Avoid our area –Florida’s Suwannee River Water Management District to FERC

What they told FERC today was more subtle than just “avoid our area”, but after the Sabal Trail methane pipeline avoid karst limestone, any unconfined areas of our Floridan aquifer, caves, springs, wetlands, drilling under rivers, blasting, or using groundwater for testing pipes or disposing of it afterwards, where can that pipeline go?

The Suwannee River Water Management District (SRWMD) covers the Florida parts of WWALS’ watersheds, and our Withlacoochee River is named in the SRWMD comments. Unlike Georgia’s Suwannee-Satilla Water management District, SRWMD has state funding and staff that produced some very interesting comments.

This is the first I’ve heard of this point about source and disposal of testing water:

Once the pipeline is installed, testing the integrity of it will require the use of large volumes of water which require a Water Use Permit under Chapter 40B-2, Florida Administrative Code. Some consideration of where this water will come from (presumably groundwater) and what will be done with it after it has been used will be necessary. Extracting large volumes of groundwater from near the pipeline can potentially be a trigger for sinkhole activity. Furthermore, once the water has been forced through the pipeline it will have to be disposed of. It could contain small amounts of contaminants picked up while in the pipe. Since the vast majority of the pipeline is currently slated to run through karst terrain. where the underlying aquifer is highly vulnerable to contamination, care needs to be taken when disposing of the test water.

According to Spectra Energy’s 2014 SEC Form 10-K:

The Toxic Substances Control Act, which requires that polychlorinated biphenyl (PCB) contaminated materials be managed in accordance with a comprehensive regulatory regime. Because of the historical use of lubricating oils containing PCBs, the internal surfaces of some of our pipeline systems are contaminated with PCBs, and liquids and other materials removed from these pipelines must be managed in compliance with such regulations.
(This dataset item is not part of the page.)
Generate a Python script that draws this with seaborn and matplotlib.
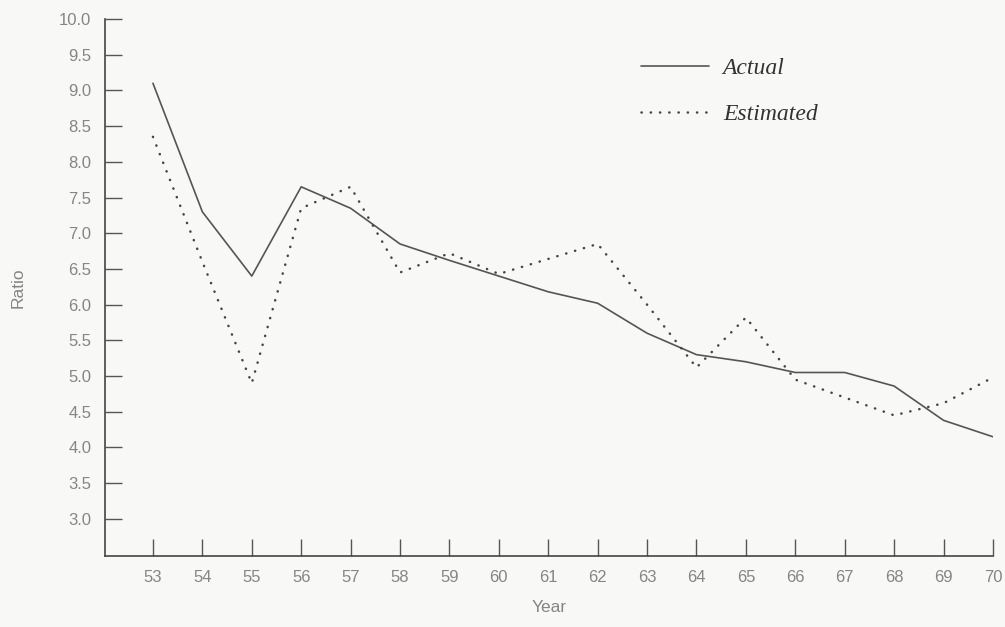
import numpy as np
import pandas as pd
import matplotlib
matplotlib.use("Agg")
import matplotlib.pyplot as plt
import seaborn as sns

years = [53, 54, 55, 56, 57, 58, 59, 60, 61, 62, 63, 64, 65, 66, 67, 68, 69, 70]
actual = [9.1, 7.3, 6.4, 7.65, 7.35, 6.85, 6.62, 6.4, 6.18, 6.02, 5.6, 5.3, 5.2, 5.05, 5.05, 4.86, 4.38, 4.15]
estimated = [8.35, 6.6, 4.9, 7.35, 7.65, 6.45, 6.72, 6.43, 6.64, 6.85, 6.0, 5.12, 5.82, 4.95, 4.7, 4.45, 4.62, 4.98]
y_ticks = [3.0, 3.5, 4.0, 4.5, 5.0, 5.5, 6.0, 6.5, 7.0, 7.5, 8.0, 8.5, 9.0, 9.5, 10.0]

sns.set_theme(style="white")
plt.rcParams['font.family'] = ['Liberation Sans', 'DejaVu Sans']

bg = '#f8f8f6'
grey = '#858585'
line_col = '#555555'

fig = plt.figure(figsize=(10.05, 6.27), dpi=100, facecolor=bg)
ax = fig.add_axes([0.1045, 0.1132, 0.8835, 0.8565])
ax.set_facecolor(bg)

sns.lineplot(x=years, y=actual, ax=ax, color=line_col, lw=1.2, label='Actual')
sns.lineplot(x=years, y=estimated, ax=ax, color='#444444', lw=1.8,
             linestyle=(0, (0.1, 3.6)), dash_capstyle='round', label='Estimated')

ax.set_xlim(52.03, 70)
ax.set_ylim(2.48, 10.0)
ax.set_xticks(years)
ax.set_xticklabels([str(y) for y in years])
ax.set_yticks(y_ticks)
ax.set_yticklabels([f'{v:.1f}' for v in y_ticks])

for s in ['top', 'right']:
    ax.spines[s].set_visible(False)
for s in ['left', 'bottom']:
    ax.spines[s].set_color('#444444')
    ax.spines[s].set_linewidth(1.2)

ax.tick_params(axis='both', direction='in', length=12, width=1, color='#555555',
               labelsize=12, labelcolor=grey, pad=10)
ax.tick_params(axis='y', left=True)
ax.tick_params(axis='x', bottom=True)

ax.set_xlabel('Year', fontsize=12.5, color=grey, labelpad=11)
ax.set_ylabel('Ratio', fontsize=12.5, color=grey, labelpad=24)

leg = ax.legend(loc='upper left', bbox_to_anchor=(0.617, 0.942), bbox_transform=fig.transFigure,
                frameon=False, handlelength=2.85, handletextpad=0.6, labelspacing=1.05,
                prop={'family': 'Liberation Serif', 'style': 'italic', 'size': 17})
for t in leg.get_texts():
    t.set_color('#333333')

fig.savefig('out.png', dpi=100, facecolor=bg)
Maybe this new pipeline won’t have PCBs in any of its new parts, but the gas is supposed to come indirectly through Spectra’s Texas Eastern pipeline, which is the very one for which Spectra was fined $15 million by the EPA for spilling PCBs at 89 sites. Spectra and the EPA knew about those PCBs as early as 1985, which was the same year a Texas Eastern explosion incinerated 700×500 feet, killed 5 people, and burned 3 more, according to the National Transportation Safety Board.

So in addition to the historical risk of explosion, pipeline test water could contain PCBs. And could cause sinkholes.

The SRWMD comments mention another possible cause of sinkholes:

Horizontal directional drilling in cavernous karst has potential to trigger sinkhole formation or disruption of natural groundwater flow patterns.

And SRWMD adds this new point:

Blasting is proposed in areas of shallow bedrock to facilitate trench construction. Anecdotal evidence suggests that limestone mine blasting may have caused local sinkhole formation in areas of west-central Florida in the past, but the scale and scope of these effects is not documented.

It might be different if Florida actually needed all that new power. Of course, then the Sunshine State could get that power from the sun, still with no need for the proposed environmentally damaging pipeline.